Charities and unions demand urgent government action

ALMOST a third of children in Britain are living in poverty, a damning study revealed yesterday.

The End Child Poverty coalition’s research, carried out by Loughborough University, found that 30 per cent of children live in households earning below 60 per cent of the median income.

More than half of children in some constituencies are living below that poverty line once housing costs are factored in, researchers found.

In its report, the coalition – made up of charities, trade unions and other civic-society groups – said that parts of London were home to the highest child-poverty rates in the country.

But the sharpest increases were in northern English cities and the Midlands.

In Middlesbrough and parts of Tyneside, child poverty rose by 10 per cent between 2014-15 and 2018-19 — the largest rise recorded in the study.

Birmingham had the highest child-poverty rate (42 per cent of children) outside the capital.

The coalition called for an urgent government plan to end child poverty including by uprating housing assistance in line with inflation and retaining the £20-per-week increase in universal credit (UC) launched during the Covid-19 pandemic.

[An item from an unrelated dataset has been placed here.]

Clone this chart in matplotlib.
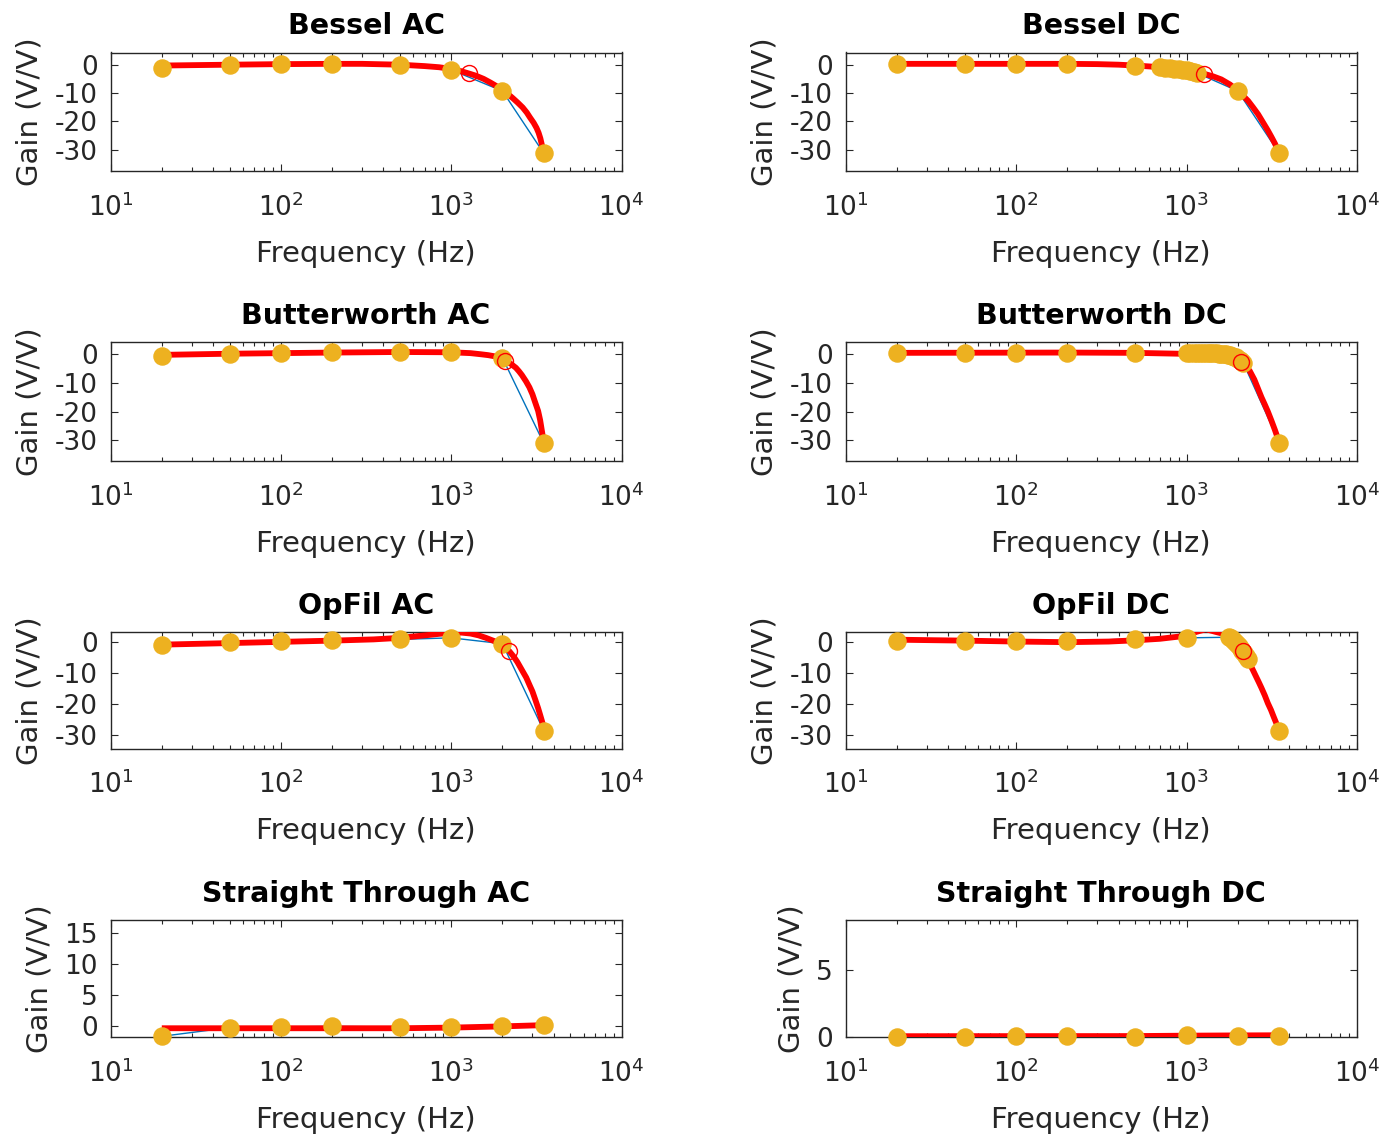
import matplotlib
matplotlib.use("Agg")
import matplotlib.pyplot as plt
from matplotlib.ticker import LogLocator, NullFormatter, FixedLocator

plt.rcParams['font.family'] = ['DejaVu Sans']
plt.rcParams['axes.unicode_minus'] = False

# ---------------- data ----------------
titles = ["Bessel AC", "Bessel DC", "Butterworth AC", "Butterworth DC",
          "OpFil AC", "OpFil DC", "Straight Through AC", "Straight Through DC"]

freq_std = [20, 50, 100, 200, 500, 1000, 2000, 3500]

# Bessel AC
bessel_ac_f = freq_std
bessel_ac_g = [-1.1, 0.0, 0.4, 0.4, 0.0, -1.8, -9.3, -31.3]
bessel_ac_fit_f = [20, 50, 100, 200, 300, 500, 700, 850, 1000, 1130, 1270, 1400, 1550, 1700, 1850, 2000,
                   2150, 2300, 2460, 2630, 2780, 2900, 3050, 3170, 3260, 3340, 3400, 3450, 3500]
bessel_ac_fit_g = [-0.3, 0.0, 0.2, 0.3, 0.3, 0.0, -0.5, -0.9, -1.5, -2.2, -3.1, -3.9, -5.0, -6.3, -7.6, -9.0,
                   -10.3, -11.8, -13.4, -15.1, -16.9, -18.6, -20.5, -22.3, -24.0, -26.0, -28.0, -29.6, -31.0]
bessel_ac_cut = (1270, -3.1)

# Bessel DC
bessel_dc_f = [20, 50, 100, 200, 500, 700, 750, 800, 850, 900, 950, 1000, 1050, 1100, 1150, 2000, 3500]
bessel_dc_g = [0.4, 0.4, 0.4, 0.4, -0.6, -0.9, -1.0, -1.2, -1.4, -1.6, -1.8, -2.0, -2.3, -2.6, -2.9, -9.3, -31.3]
bessel_dc_fit_f = [20, 100, 200, 300, 400, 500, 600, 700, 850, 1000, 1130, 1265, 1430, 1600, 1800, 2000,
                   2150, 2300, 2460, 2630, 2800, 3000, 3150, 3300, 3400, 3500]
bessel_dc_fit_g = [0.3, 0.3, 0.3, 0.2, 0.0, -0.3, -0.6, -0.9, -1.4, -1.9, -2.5, -3.2, -4.1, -5.2, -7.0, -9.2,
                   -11.0, -12.8, -15.1, -17.5, -20.2, -23.2, -25.5, -27.8, -29.5, -31.2]
bessel_dc_cut = (1265, -3.2)

# Butterworth AC
butter_ac_f = freq_std
butter_ac_g = [-0.8, 0.1, 0.5, 0.6, 0.6, 0.6, -1.3, -31.1]
butter_ac_fit_f = [20, 50, 100, 200, 500, 1000, 1300, 1500, 1650, 1800, 1900, 2000, 2080, 2160, 2250, 2400,
                   2500, 2600, 2750, 2880, 3000, 3100, 3240, 3330, 3400, 3460, 3500]
butter_ac_fit_g = [-0.3, 0.1, 0.3, 0.5, 0.7, 0.6, 0.3, -0.1, -0.4, -0.8, -1.2, -1.6, -2.3, -2.9, -3.5, -4.8,
                   -6.0, -7.3, -9.5, -11.6, -14.0, -16.5, -19.8, -23.0, -26.3, -29.0, -30.8]
butter_ac_cut = (2080, -2.5)

# Butterworth DC
butter_dc_f = [20, 50, 100, 200, 500, 1000, 1050, 1100, 1150, 1200, 1250, 1300, 1350, 1400, 1450,
               1500, 1550, 1600, 1650, 1700, 1750, 1800, 1850, 1900, 1950, 2000, 2050, 2100, 2150, 3500]
butter_dc_g = [0.4, 0.4, 0.4, 0.4, 0.3, 0.2, 0.2, 0.2, 0.2, 0.2, 0.2, 0.2, 0.2, 0.2, 0.2,
               0.2, 0.1, 0.1, 0.0, -0.1, -0.2, -0.4, -0.6, -0.9, -1.2, -1.6, -2.0, -2.5, -3.0, -30.8]
butter_dc_fit_f = [20, 200, 500, 900, 1000, 1500, 1700, 1800, 1900, 2000, 2090, 2200, 2350, 2500, 2620,
                   2750, 2880, 3000, 3150, 3300, 3400, 3500]
butter_dc_fit_g = [0.4, 0.5, 0.4, 0.1, 0.2, 0.2, 0.0, -0.3, -0.8, -1.5, -2.6, -4.0, -5.9, -8.9, -11.9,
                   -15.0, -17.6, -20.0, -23.2, -26.4, -28.6, -30.8]
butter_dc_cut = (2090, -2.65)

# OpFil AC
opfil_ac_f = freq_std
opfil_ac_g = [-0.9, 0.2, 0.3, 0.6, 0.9, 1.4, -0.5, -28.8]
opfil_ac_fit_f = [20, 50, 100, 200, 350, 500, 700, 850, 1000, 1150, 1300, 1450, 1600, 1800, 2000, 2100,
                  2200, 2330, 2450, 2600, 2760, 2900, 3000, 3120, 3240, 3330, 3400, 3470, 3530]
opfil_ac_fit_g = [-0.8, -0.3, 0.1, 0.5, 0.9, 1.4, 2.2, 2.7, 3.0, 3.1, 2.8, 2.2, 1.4, 0.3, -1.1, -2.0,
                  -3.0, -4.7, -6.5, -9.0, -11.5, -14.2, -16.0, -18.7, -21.4, -23.6, -25.3, -27.0, -28.4]
opfil_ac_cut = (2200, -3.0)

# OpFil DC
opfil_dc_f = [20, 50, 100, 200, 500, 1000, 1780, 1830, 1880, 1930, 1980, 2030, 2080, 2130, 2180, 2230, 2280, 3500]
opfil_dc_g = [0.3, 0.3, 0.3, 0.3, 1.1, 1.4, 1.6, 1.2, 0.6, 0.0, -0.7, -1.4, -2.1, -2.8, -3.6, -4.4, -5.3, -28.8]
opfil_dc_fit_f = [20, 50, 100, 200, 350, 500, 700, 900, 1000, 1135, 1300, 1490, 1620, 1750, 1850, 1950, 2050,
                  2150, 2250, 2350, 2450, 2550, 2650, 2750, 2880, 3000, 3130, 3250, 3380, 3500]
opfil_dc_fit_g = [0.8, 0.5, 0.2, 0.0, 0.2, 0.6, 1.1, 1.8, 2.2, 3.3, 4.2, 3.3, 2.8, 2.2, 1.4, 0.2, -1.2,
                  -2.8, -4.8, -7.0, -9.0, -11.0, -12.9, -14.8, -17.3, -19.8, -22.0, -24.3, -26.6, -28.8]
opfil_dc_cut = (2140, -2.9)

# Straight Through AC
straight_ac_f = freq_std
straight_ac_g = [-1.6, -0.2, -0.1, 0.0, -0.1, -0.1, 0.05, 0.15]
straight_ac_fit_f = [20, 100, 500, 1000, 2000, 3500]
straight_ac_fit_g = [-0.3, -0.3, -0.3, -0.2, 0.0, 0.2]

# Straight Through DC
straight_dc_f = freq_std
straight_dc_g = [0.0, -0.02, 0.06, 0.06, -0.02, 0.15, 0.06, 0.06]
straight_dc_fit_f = [20, 500, 1000, 2000, 3500]
straight_dc_fit_g = [0.03, 0.04, 0.07, 0.09, 0.1]

panels = [
    (bessel_ac_f, bessel_ac_g, bessel_ac_fit_f, bessel_ac_fit_g, bessel_ac_cut),
    (bessel_dc_f, bessel_dc_g, bessel_dc_fit_f, bessel_dc_fit_g, bessel_dc_cut),
    (butter_ac_f, butter_ac_g, butter_ac_fit_f, butter_ac_fit_g, butter_ac_cut),
    (butter_dc_f, butter_dc_g, butter_dc_fit_f, butter_dc_fit_g, butter_dc_cut),
    (opfil_ac_f, opfil_ac_g, opfil_ac_fit_f, opfil_ac_fit_g, opfil_ac_cut),
    (opfil_dc_f, opfil_dc_g, opfil_dc_fit_f, opfil_dc_fit_g, opfil_dc_cut),
    (straight_ac_f, straight_ac_g, straight_ac_fit_f, straight_ac_fit_g, None),
    (straight_dc_f, straight_dc_g, straight_dc_fit_f, straight_dc_fit_g, None),
]

ylims = [(-37.5, 4.3), (-37.5, 4.3), (-37.2, 4.0), (-37.2, 4.0),
         (-34.5, 3.3), (-34.5, 3.3), (-1.71, 17.14), (-0.03, 8.8)]
yticks = [[-30, -20, -10, 0]] * 6 + [[0, 5, 10, 15], [0, 5]]

# ---------------- layout ----------------
W, H = 1392, 1136
fig = plt.figure(figsize=(W / 100, H / 100), dpi=100)
col_x = [(110.5, 621.5), (845.5, 1357.0)]
row_y = [(52.5, 171.0), (342.5, 461.0), (632.0, 748.5), (920.0, 1037.0)]

AXC = (0.15, 0.15, 0.15)
BLUE = '#0072BD'
YEL = '#EDB120'

for i, (f, g, ff, fg, cut) in enumerate(panels):
    r, c = divmod(i, 2)
    x0, x1 = col_x[c]
    y0, y1 = row_y[r]
    ax = fig.add_axes([x0 / W, 1 - y1 / H, (x1 - x0) / W, (y1 - y0) / H])
    ax.set_xscale('log')
    ax.plot(f, g, color=BLUE, lw=1.0, zorder=2)
    ax.plot(ff, fg, color='red', lw=4.2, zorder=3, solid_capstyle='butt', solid_joinstyle='round')
    ax.plot(f, g, ls='none', marker='o', ms=12.3, mfc=YEL, mec=YEL, zorder=4, clip_on=False)
    if cut is not None:
        ax.plot([cut[0]], [cut[1]], ls='none', marker='o', ms=11.5, mfc='none',
                mec='red', mew=1.0, zorder=5)
    ax.set_xlim(10, 10000)
    ax.set_ylim(*ylims[i])
    ax.yaxis.set_major_locator(FixedLocator(yticks[i]))
    ax.xaxis.set_major_locator(LogLocator(base=10, numticks=10))
    ax.xaxis.set_minor_locator(LogLocator(base=10, subs=range(2, 10), numticks=20))
    ax.xaxis.set_minor_formatter(NullFormatter())
    ax.tick_params(which='both', direction='in', top=True, right=True, colors=AXC,
                   width=0.8)
    ax.tick_params(which='major', length=5)
    ax.tick_params(which='minor', length=3)
    ax.tick_params(axis='x', which='major', labelsize=19, pad=16)
    ax.tick_params(axis='y', which='major', labelsize=19, pad=9)
    for sp in ax.spines.values():
        sp.set_color(AXC)
        sp.set_linewidth(1.0)
    ax.set_title(titles[i], fontsize=20.5, fontweight='bold', pad=13)
    ax.set_xlabel('Frequency (Hz)', fontsize=21, color=AXC, labelpad=13)
    ax.set_ylabel('Gain (V/V)', fontsize=21, color=AXC, labelpad=8)

fig.savefig('out.png', dpi=100)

It also called for an end to the benefit cap and two-child limit and backed extending free school meals to all families in receipt of UC and to those with no recourse to public funds.

The report includes a direct attack on Prime Minister Boris Johnson, noting that he has been rebuked by the government’s own Statistics Authority three times for making “incorrect statements” on child poverty.

End Child Poverty chairwoman Anna Feuchtwang said: “This new data reveals the true extent of the hardship experienced by families on low incomes — the overwhelming majority of which were working households before the pandemic. 

“The children affected are on a cliff edge and the pandemic will only sweep them further into danger. 

“The Prime Minister must urgently admit to the true extent of child poverty in our country rather than resorting to his own inaccurate statistics.”

National Education Union leaders Dr Mary Bousted and Kevin Courtney wrote to Mr Johnson yesterday, urging him to adopt the union’s own five-point plan to end child poverty.

It includes expanding the existing free-school-meals scheme and extending it to cover school holidays; reforming school-uniform policies and providing internet access for children in households surviving on UC benefits.

The Department for Work and Pensions was approached for comment.